I spend a lot of time composing words that never make it into the blog or into any tangible form whatever. Life is busy and complicated and distracting. There are always so many things that need doing, and not so many people to do them. I sometimes wish I could directly dump my brain into my blog, but then, well, that probably wouldn’t be such a good idea either.
We have had a good year of school. We had a lot of struggles in the first half of the year, but the second half was better. God always gives wisdom when we ask for it, and when I finally swallowed my pride and got down on my knees in prayer for my struggling learner, He showed me what to do and how to help him. It’s likely it will always be a struggle. We will struggle together, knowing that God made him exactly right for the job God has for him and the grand adventure God is preparing him for.

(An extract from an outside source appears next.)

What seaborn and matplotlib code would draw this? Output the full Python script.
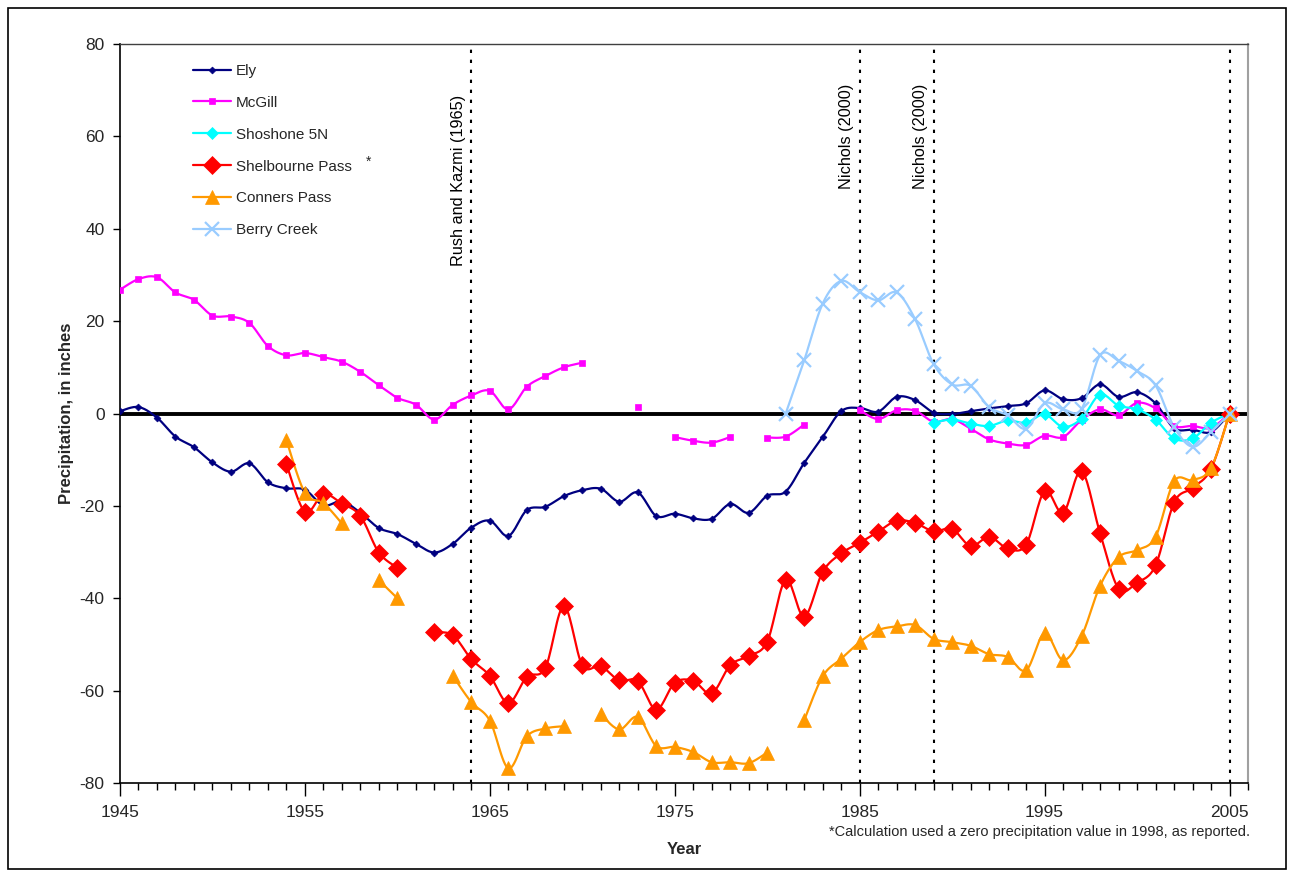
import numpy as np
import matplotlib
matplotlib.use("Agg")
import matplotlib.pyplot as plt
from matplotlib.lines import Line2D
from matplotlib.patches import Rectangle
from matplotlib.ticker import MultipleLocator
import seaborn as sns

nan = np.nan

years = list(range(1945, 2006))

ely = [0.5, 1.4, -0.9, -5.0, -7.3, -10.6, -12.6, -10.8, -14.9, -16.2,
       -16.5, -19.9, -19.0, -21.5, -24.8, -26.1, -28.2, -30.1, -28.2, -24.7,
       -23.2, -26.5, -20.9, -20.2, -17.9, -16.6, -16.3, -19.1, -17.1, -22.2,
       -21.7, -22.7, -22.8, -19.6, -21.5, -17.8, -16.9, -10.7, -5.1, 0.5,
       1.2, 0.4, 3.6, 2.9, 0.2, -0.1, 0.5, 1.1, 1.6, 2.2,
       5.0, 3.1, 3.3, 6.3, 3.6, 4.6, 2.2, -3.2, -3.5, -4.0,
       0.0]

mcgill = [26.8, 29.1, 29.5, 26.2, 24.6, 21.2, 21.0, 19.6, 14.6, 12.6,
          13.1, 12.2, 11.2, 9.0, 6.1, 3.4, 1.9, -1.3, 1.9, 3.9,
          4.9, 0.9, 5.8, 8.1, 10.0, 11.0, nan, nan, 1.4, nan,
          -5.1, -5.9, -6.3, -5.1, nan, -5.2, -5.0, -2.4, nan, nan,
          0.7, -1.2, 0.7, 0.6, -1.8, -1.2, -3.3, -5.6, -6.5, -6.8,
          -4.8, -5.1, -1.4, 0.9, -0.4, 2.3, 1.1, -2.7, -2.7, -3.1,
          0.0]

shoshone = [nan] * 44 + [-2.0, -1.3, -2.2, -2.7, -1.5, -2.0,
                         -0.2, -2.9, -1.1, 4.1, 1.7, 0.9, -1.3, -5.4, -5.4, -2.0,
                         0.0]

shelbourne = [nan] * 9 + [-11.0,
              -21.3, -17.5, -19.5, -22.2, -30.1, -33.4, nan, -47.4, -48.0, -53.2,
              -56.8, -62.7, -57.0, -55.1, -41.7, -54.5, -54.7, -57.8, -57.9, -64.1,
              -58.3, -57.9, -60.6, -54.5, -52.5, -49.4, -36.0, -44.0, -34.3, -30.3,
              -28.0, -25.6, -23.2, -23.7, -25.5, -25.0, -28.7, -26.7, -29.2, -28.4,
              -16.8, -21.5, -12.5, -25.9, -37.9, -36.6, -32.9, -19.3, -16.1, -12.0,
              0.0]

conners = [nan] * 9 + [-5.8,
           -17.2, -19.4, -23.8, nan, -36.1, -40.0, nan, nan, -56.8, -62.5,
           -66.5, -76.8, -69.9, -68.2, -67.7, nan, -65.1, -68.4, -65.7, -72.0,
           -72.2, -73.3, -75.5, -75.5, -75.7, -73.4, nan, -66.4, -56.9, -53.1,
           -49.5, -46.9, -46.1, -45.8, -48.8, -49.5, -50.3, -52.1, -52.7, -55.6,
           -47.6, -53.4, -48.2, -37.3, -31.1, -29.6, -26.7, -14.7, -14.4, -11.8,
           0.0]

berry = [nan] * 36 + [0.0, 11.5, 23.8, 28.7,
                      26.3, 24.5, 26.2, 20.4, 10.7, 6.3, 6.0, 1.4, -0.4, -3.3,
                      2.2, 0.9, 1.0, 12.6, 11.4, 9.2, 6.1, -2.9, -7.2, -4.0,
                      0.0]

series_names = ["Ely", "McGill", "Shoshone 5N", "Shelbourne Pass",
                "Conners Pass", "Berry Creek"]
series_values = [ely, mcgill, shoshone, shelbourne, conners, berry]
series_colors = ["#000080", "#FF00FF", "#00FFFF", "#FF0000", "#FF9900", "#99CCFF"]
series_markers = ["D", "s", "D", "D", "^", "x"]
series_msize = [3.5, 5, 6, 9, 10, 10]
series_mew = [0, 0, 0, 0, 0, 1.6]

reference_years = [1964, 1985, 1989, 2005]
reference_labels = ["Rush and Kazmi (1965)", "Nichols (2000)", "Nichols (2000)", None]


def smooth_segment(x, y, steps=16):
    """Bezier smoothing through each point, like a spreadsheet's smoothed line."""
    x = np.asarray(x, float)
    y = np.asarray(y, float)
    n = len(x)
    if n < 3:
        return x, y
    xs, ys = [x[0]], [y[0]]
    t = np.linspace(0, 1, steps + 1)[1:]
    for i in range(n - 1):
        p0 = np.array([x[max(i - 1, 0)], y[max(i - 1, 0)]])
        p1 = np.array([x[i], y[i]])
        p2 = np.array([x[i + 1], y[i + 1]])
        p3 = np.array([x[min(i + 2, n - 1)], y[min(i + 2, n - 1)]])
        b1 = p1 + (p2 - p0) / 6.0
        b2 = p2 - (p3 - p1) / 6.0
        pts = ((1 - t) ** 3)[:, None] * p1 + (3 * (1 - t) ** 2 * t)[:, None] * b1 \
            + (3 * (1 - t) * t ** 2)[:, None] * b2 + (t ** 3)[:, None] * p2
        xs.extend(pts[:, 0])
        ys.extend(pts[:, 1])
    return np.array(xs), np.array(ys)


def runs(x, y):
    """Split a series into runs of consecutive non-missing values."""
    out, cur = [], []
    for xi, yi in zip(x, y):
        if np.isnan(yi):
            if cur:
                out.append(cur)
            cur = []
        else:
            cur.append((xi, yi))
    if cur:
        out.append(cur)
    return out


sns.set_theme(style="white")
plt.rcParams["font.family"] = ["Liberation Sans", "DejaVu Sans"]
plt.rcParams["axes.unicode_minus"] = False

fig = plt.figure(figsize=(12.94, 8.75), dpi=100)
ax = fig.add_axes([120 / 1294, 92 / 875, 1128 / 1294, 739 / 875])

# zero reference line
ax.axhline(0, color="black", lw=2.8, zorder=1)

# reference-study markers
for yr in reference_years:
    ax.axvline(yr, color="black", lw=1.5, ls=(0, (1.6, 3.2)), zorder=1)

for name, vals, col, mk, ms, mew in zip(series_names, series_values, series_colors,
                                         series_markers, series_msize, series_mew):
    for seg in runs(years, vals):
        sx = [p[0] for p in seg]
        sy = [p[1] for p in seg]
        if len(seg) > 1:
            cx, cy = smooth_segment(sx, sy)
            sns.lineplot(x=cx, y=cy, ax=ax, color=col, lw=1.6, sort=False,
                         estimator=None, zorder=3)
        ax.plot(sx, sy, ls="none", marker=mk, markersize=ms, color=col,
                markeredgecolor=col, markeredgewidth=mew if mk == "x" else 0.5,
                zorder=4)

ax.set_xlim(1945, 2006)
ax.set_ylim(-80, 80)
ax.xaxis.set_major_locator(MultipleLocator(10))
ax.xaxis.set_minor_locator(MultipleLocator(1))
ax.yaxis.set_major_locator(MultipleLocator(20))
ax.set_xticks([1945, 1955, 1965, 1975, 1985, 1995, 2005])
ax.tick_params(axis="x", which="major", direction="out", length=9, width=1,
               color="black", labelsize=12.5, pad=7, bottom=True)
ax.tick_params(axis="x", which="minor", direction="out", length=5, width=1,
               color="black", bottom=True)
ax.tick_params(axis="y", which="major", direction="out", length=5, width=1,
               color="black", labelsize=12.5, pad=6, left=True)

for side in ["left", "bottom"]:
    ax.spines[side].set_color("black")
    ax.spines[side].set_linewidth(1.2)
ax.spines["top"].set_color("#404040")
ax.spines["top"].set_linewidth(1.0)
ax.spines["right"].set_color("#A0A0A0")
ax.spines["right"].set_linewidth(1.5)

ax.set_xlabel("Year", fontsize=12, fontweight="bold", labelpad=16)
ax.set_ylabel("Precipitation, in inches", fontsize=12, fontweight="bold", labelpad=4)

# study labels beside their lines
for yr, lab in zip(reference_years, reference_labels):
    if lab is None:
        continue
    y0 = 32.0 if yr == 1964 else 48.5
    ax.text(yr - 0.3, y0, lab, rotation=90, rotation_mode="anchor",
            ha="left", va="bottom", fontsize=11.7, color="black")

handles = [Line2D([], [], color=c, lw=1.6, marker=m, markersize=s,
                  markeredgewidth=(w if m == "x" else 0.5), markeredgecolor=c)
           for c, m, s, w in zip(series_colors, series_markers, series_msize, series_mew)]
ax.legend(handles, series_names, loc="upper left",
          bbox_to_anchor=(0.065, 0.973), frameon=False, fontsize=11,
          handlelength=2.45, handletextpad=0.35, labelspacing=1.17,
          borderpad=0, borderaxespad=0, numpoints=1)
ax.text(0.218, 0.84, "*", transform=ax.transAxes, fontsize=10, ha="left",
        va="center")

fig.text(1250 / 1294, 1 - 832 / 875,
         "*Calculation used a zero precipitation value in 1998, as reported.",
         ha="right", va="center", fontsize=10.5)

fig.patches.append(Rectangle((8 / 1294, 6 / 875), 1278 / 1294, 861 / 875,
                             transform=fig.transFigure, fill=False,
                             edgecolor="black", lw=1.2))

fig.savefig("out.png", dpi=100)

The struggle is tiring, which is why the last day of school was in a lot of ways like taking off a huge backpack after wearing it for a few months with little break. I still have all these things to do, but I don’t have to wear the backpack for awhile and that is good. I feel a little bit lighter and kind of like singing a lot. So I’ve been singing a lot, because if you feel like singing you should go with it. At least that’s my opinion. I’m not sure the kids always agree with me.
I’ve been reading a lot of books this year and I am loving that. Art got me a Kindle for Christmas and I have put it to good use, although I have read a good share of paperbacks and even one or two hardbacks as well. I read a little of everything, but my new love is history. Teaching the boys the history of the Renaissance and Reformation has inspired this love for me. It seems like there was so much missing from my knowledge of the world, and all of a sudden I can’t stop reading books to fill in the gaps. I’ve read a good share of fiction, too, and some parenting books and books on Christian topics. I so appreciate the men and women whom God has gifted with the ability to communicate the truths of Scripture in a way that I can understand and put into practice.
I have been deep in the muddy trenches of my own spiritual warfare and have tested God and resisted Him and accused Him and He has answered and proved Himself faithful. He has renewed in my heart a desire to serve Him and to please Him with every part of myself, and He has shown me just how sufficient He really is. He has worked in my heart and given me a new, deep love for Him and brought me so much closer to His heart. I am so grateful for mercies new every morning, and for the privilege to drink at the spring of living water each day and find not only eternal life but abundant life.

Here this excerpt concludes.